L1 regularization does not give sparse solution in neural networks

I’m using Pytorch to build a neural network with l1 norm regularization on each layer. I tried to add the penalty term to the loss function directly. However, the estimated parameters are shrunk but none of them is exactly zero. I’m not sure whether I need to manually apply the soft-thresholding function to make it sparse. Any ideas how to get sparse solution?

My code is pasted below.


class NeuralNet(nn.Module):
    """
    neural network class, with nn api
    """
    def __init__(self, input_size: int, hidden_size: List[int], output_size: int):
        """
        initialization function
        @param input_size: input data dimension
        @param hidden_size: list of hidden layer sizes, arbitrary length
        @param output_size: output data dimension
        """
        super().__init__()
        self.input_size = input_size
        self.hidden_size = hidden_size
        self.output_size = output_size
        self.relu = nn.ReLU()
        self.softmax = nn.Softmax(dim=1)
        """layers"""
        self.input = nn.Linear(self.input_size, self.hidden_size[0], bias=False)
        self.hiddens = nn.ModuleList([
            nn.Linear(self.hidden_size[h], self.hidden_size[h + 1]) for h in range(len(self.hidden_size) - 1)])
        self.output = nn.Linear(hidden_size[-1], output_size)

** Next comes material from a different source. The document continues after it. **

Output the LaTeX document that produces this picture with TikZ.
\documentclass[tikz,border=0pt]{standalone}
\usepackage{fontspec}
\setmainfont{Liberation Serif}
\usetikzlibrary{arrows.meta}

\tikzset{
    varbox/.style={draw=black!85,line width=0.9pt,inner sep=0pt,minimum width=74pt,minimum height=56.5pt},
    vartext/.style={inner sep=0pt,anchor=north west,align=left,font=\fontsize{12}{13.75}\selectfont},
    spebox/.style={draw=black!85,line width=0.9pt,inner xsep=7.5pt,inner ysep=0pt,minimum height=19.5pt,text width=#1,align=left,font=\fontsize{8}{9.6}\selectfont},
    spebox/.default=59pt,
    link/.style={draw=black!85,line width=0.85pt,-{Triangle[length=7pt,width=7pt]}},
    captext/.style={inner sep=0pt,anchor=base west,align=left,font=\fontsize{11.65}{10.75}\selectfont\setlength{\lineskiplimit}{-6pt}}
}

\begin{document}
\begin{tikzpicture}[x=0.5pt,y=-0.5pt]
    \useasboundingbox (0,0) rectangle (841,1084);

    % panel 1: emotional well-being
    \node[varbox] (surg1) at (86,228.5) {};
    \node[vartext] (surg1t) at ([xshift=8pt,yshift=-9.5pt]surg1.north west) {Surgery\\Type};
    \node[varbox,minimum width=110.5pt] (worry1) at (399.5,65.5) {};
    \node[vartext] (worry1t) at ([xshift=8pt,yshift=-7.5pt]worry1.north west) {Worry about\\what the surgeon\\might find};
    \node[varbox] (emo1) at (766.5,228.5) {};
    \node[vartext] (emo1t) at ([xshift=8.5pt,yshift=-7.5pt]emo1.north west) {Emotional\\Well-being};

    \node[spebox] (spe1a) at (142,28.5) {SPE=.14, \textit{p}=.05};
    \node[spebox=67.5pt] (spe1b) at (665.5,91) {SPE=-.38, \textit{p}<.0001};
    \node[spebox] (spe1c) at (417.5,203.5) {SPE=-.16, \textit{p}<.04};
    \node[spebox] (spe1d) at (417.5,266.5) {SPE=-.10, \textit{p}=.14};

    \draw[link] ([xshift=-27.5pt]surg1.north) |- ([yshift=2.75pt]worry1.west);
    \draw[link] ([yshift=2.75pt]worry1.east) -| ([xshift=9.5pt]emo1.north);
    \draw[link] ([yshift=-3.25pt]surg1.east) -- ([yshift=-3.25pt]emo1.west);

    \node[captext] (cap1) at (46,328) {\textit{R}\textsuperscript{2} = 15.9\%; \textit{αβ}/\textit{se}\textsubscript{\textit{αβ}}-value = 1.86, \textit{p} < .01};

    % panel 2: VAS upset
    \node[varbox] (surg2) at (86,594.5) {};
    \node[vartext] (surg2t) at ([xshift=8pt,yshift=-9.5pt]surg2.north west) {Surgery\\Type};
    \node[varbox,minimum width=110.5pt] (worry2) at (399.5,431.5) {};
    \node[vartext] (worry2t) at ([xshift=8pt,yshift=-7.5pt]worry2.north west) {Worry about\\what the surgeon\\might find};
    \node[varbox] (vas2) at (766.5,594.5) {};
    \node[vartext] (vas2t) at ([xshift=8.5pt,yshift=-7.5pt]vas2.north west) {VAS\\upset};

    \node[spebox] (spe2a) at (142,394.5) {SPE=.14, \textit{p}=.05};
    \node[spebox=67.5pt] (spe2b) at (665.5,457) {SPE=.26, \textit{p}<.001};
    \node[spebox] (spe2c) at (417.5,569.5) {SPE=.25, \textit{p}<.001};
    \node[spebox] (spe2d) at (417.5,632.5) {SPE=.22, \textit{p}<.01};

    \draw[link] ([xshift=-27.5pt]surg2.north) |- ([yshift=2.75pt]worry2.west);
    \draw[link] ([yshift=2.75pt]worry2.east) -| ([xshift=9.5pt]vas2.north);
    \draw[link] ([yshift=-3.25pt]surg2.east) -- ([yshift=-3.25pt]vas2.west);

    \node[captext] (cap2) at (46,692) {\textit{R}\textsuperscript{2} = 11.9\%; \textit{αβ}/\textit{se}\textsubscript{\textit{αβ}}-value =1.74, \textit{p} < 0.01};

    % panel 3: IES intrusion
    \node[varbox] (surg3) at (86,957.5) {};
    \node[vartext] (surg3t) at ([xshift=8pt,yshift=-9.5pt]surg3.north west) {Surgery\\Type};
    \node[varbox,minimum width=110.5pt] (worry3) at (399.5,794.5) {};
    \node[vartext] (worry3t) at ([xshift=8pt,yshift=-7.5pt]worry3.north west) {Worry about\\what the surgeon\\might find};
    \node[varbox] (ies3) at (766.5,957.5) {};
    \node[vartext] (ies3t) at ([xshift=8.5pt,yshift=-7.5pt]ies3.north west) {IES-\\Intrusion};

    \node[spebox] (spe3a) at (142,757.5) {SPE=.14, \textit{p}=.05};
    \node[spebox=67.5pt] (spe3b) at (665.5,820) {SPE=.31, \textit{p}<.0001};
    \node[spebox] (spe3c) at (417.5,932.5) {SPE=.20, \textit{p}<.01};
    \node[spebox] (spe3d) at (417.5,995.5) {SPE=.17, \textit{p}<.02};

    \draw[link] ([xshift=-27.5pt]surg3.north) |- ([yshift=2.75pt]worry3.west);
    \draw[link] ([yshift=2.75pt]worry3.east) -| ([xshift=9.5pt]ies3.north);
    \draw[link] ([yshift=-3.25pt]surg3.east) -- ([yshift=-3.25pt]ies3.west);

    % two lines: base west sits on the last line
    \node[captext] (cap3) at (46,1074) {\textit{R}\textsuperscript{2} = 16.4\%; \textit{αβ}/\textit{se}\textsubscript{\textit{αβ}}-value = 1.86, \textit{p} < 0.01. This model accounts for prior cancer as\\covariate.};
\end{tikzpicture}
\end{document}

    def forward(self, x: torch.Tensor) -> torch.Tensor:
        """
        forward propagation process, required by the nn.Module class
        @param x: the input data
        @return: the output from neural network
        """
        x = self.input(x)
        x = self.relu(x)
        for hidden in self.hiddens:
            x = hidden(x)
            x = self.relu(x)
        x = self.output(x)
        x = self.softmax(x)
        return x

def estimate(self, x, y, l1: bool = False, lam: float = None, learning_rate: float = 0.1, batch_size: int = 
    32, epochs: int = 50):
    """
    estimates the neural network model
    @param x: training data
    @param y: training label
    @param l1: whether to use l1 norm regularization
    @param lam: tuning parameter
    @param learning_rate: learning rate
    @param batch_size: batch size
    @param epochs: number of epochs
    @return: null
    """
    input_size = x.shape[1]
    hidden_size = [50, 30, 10]
    output_size = 2
    model = NeuralNet(input_size, hidden_size, output_size)
    optimizer = torch.optim.Adam(model.parameters(), lr=learning_rate)
    trainset = []
    for i in range(x.shape[0]):
        trainset.append([x[i, :], y[i]])
    trainloader = torch.utils.data.DataLoader(trainset, batch_size=batch_size, shuffle=True)
    for e in range(epochs):
        running_loss = 0
        for data, label in trainloader:
            input_0 = data.view(data.shape[0], -1)
            optimizer.zero_grad()
            output = model(input_0.float())
            loss = torch.nn.CrossEntropyLoss()(output, label.squeeze(1))
            if l1:
                if lam is None:
                    raise ValueError("lam needs to be specified when l1 is True.")
                else:
                    for w in model.parameters():
                        if w.dim() > 1:
                            loss = loss + lam * w.norm(1)
            loss.backward()
            optimizer.step()
            running_loss += loss.item()

I did the following to print the weights.

for i in model.parameters():
    print(i)